After failing to close down Mathieu van der Poel (Alpecin-Premier Tech) by just a matter of metres in the final kilometre of E3 Saxo Classic, Florian Vermeersch (UAE Team Emirates-XRG) said he was disappointed but "not angry" that his chasing companions "chose to gamble" instead of helping him reel back in the Dutchman.
Having already been dealt bad luck before the crucial Kortekeer and Taaienberg climbs with a mechanical, Vermeersch almost produced a comeback for the ages as he fought his way back up the groups and eventually got into a three-man attack heading into the final 30km.
By this point, Van der Poel had already been alone for 33km, but, with a headwind hampering him and the chase never really stopping behind, he was well within striking distance just 58 seconds up the road from Vermeersch, Jonas Abrahamsen (Uno-X Mobility), Per Strand Hagenes (Visma-Lease a Bike) and Stan Dewulf (Decathlon CMA CGM), whom they'd mopped up from the early breakaway.

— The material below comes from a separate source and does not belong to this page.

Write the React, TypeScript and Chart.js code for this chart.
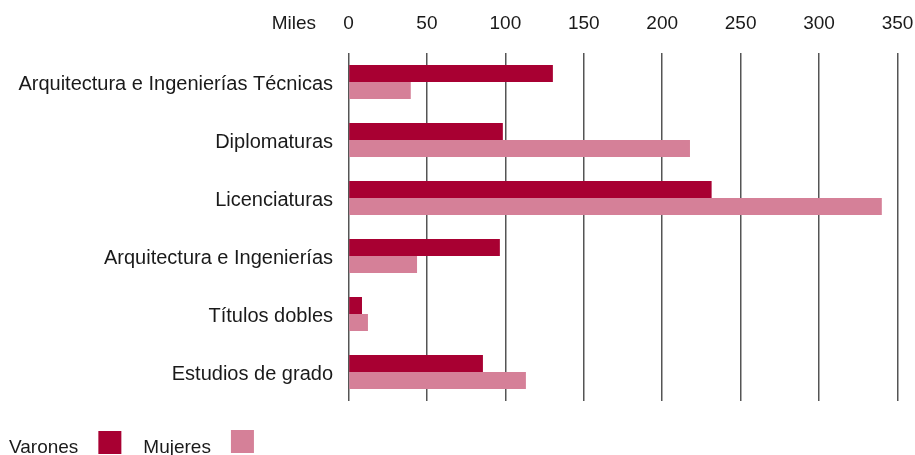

Vermeersch and Hagenes did the lion's share of the work, making Van der Poel look human as his gap melted away to just 10 seconds for much of the final 5km. Bringing it down to three seconds for the final 1,000 metres, Vermeersch could almost reach out and touch the Alpecin-Premier Tech man. But he cast a look behind and received a lack of response, gifting Van der Poel the E3 hat-trick that so nearly went amiss. Between them, they'd thrown it away.
"I'm happy that we stayed up front, but it's not the best feeling, not winning. There was no cooperation anymore, and we didn't catch him," said Vermeersch to the TV broadcast after the race.
"I was asking for one more pull from my companions, but they decided they wanted to gamble. At that moment, I also said that I was not going to be the guy who was going to close the gap with my last effort.
"It's a pity in the end. It's not that I'm angry, it's cycling. Of course, I'm disappointed, but I also understand their tactical reasons – it's life. I showed everyone that I have a good shape. So I guess it's onto the next."
Speaking at the finish, the UAE Team Emirates-XRG rider defended his tactics in the run-in, saying he was right to stop the effort instead of towing the likes of Hagenes and Abrahamsen to an easy win ahead of Van der Poel. In the end, the Belgian took third behind the Norwegian Hagenes.
"He had already done more than the others; he was pushing and pulling more than them, but this is a race situation, and you need also to have a bit of killer instinct, to take some risk, to save some energy, to maybe win the race," Sports Director Fabio Baldato told Cyclingnews in Harelbeke.
"At one moment, Florian, he pulled, he pulled, and he pulled, from kilometre two to the last one. It was mostly him, and then for me, he did what was right to do.
"About the chasers, it is what it is. You take the risk to lose the race, to try to win, and even Florian at that moment, if he closed, he knew he could not win the race, that's just the way it is. Anyway, he was great, he's a champion."
It's unknown just how close Vermeersch would have been to the initial burst that Van der Poel made up the Taaienberg with Tim van Dijke (Red Bull-Bora-Hansgrohe), but the legs he showed in the final 60km suggested he would have been mighty close to going with and possibly beating him.
Of course, he was left thinking about that very scenario, but didn't for a moment think it was a certainty. Either way, considering this is UAE without Tadej Pogačar, they are looking ominous for the upcoming Tour of Flanders on April 5.
"He did everything perfectly considering today, that he had this bad mechanical just before the Taaienberg," said Baldato. "For us, we were thinking that the race was done for him, so he did a fantastic job."
Vermeersch agreed it was a bad moment.
"It was the most terrible moment possible. I think I turned onto the Taaienberg in position 100, maybe even further. From there, I was just catching up, and catching up, but I came back pretty quickly thanks to my teammates. I'm a bit left with what if, but it is what it is."
The Belgian said he was "maybe even better" than at Omloop Nieuwsblad, where he was the second strongest behind Van der Poel and also finished third.
"If I see how I felt in the end after all the climbs and after such a hard race, maybe I had better legs – but I'm never gonna say that I would be able to follow and beat Mathieu."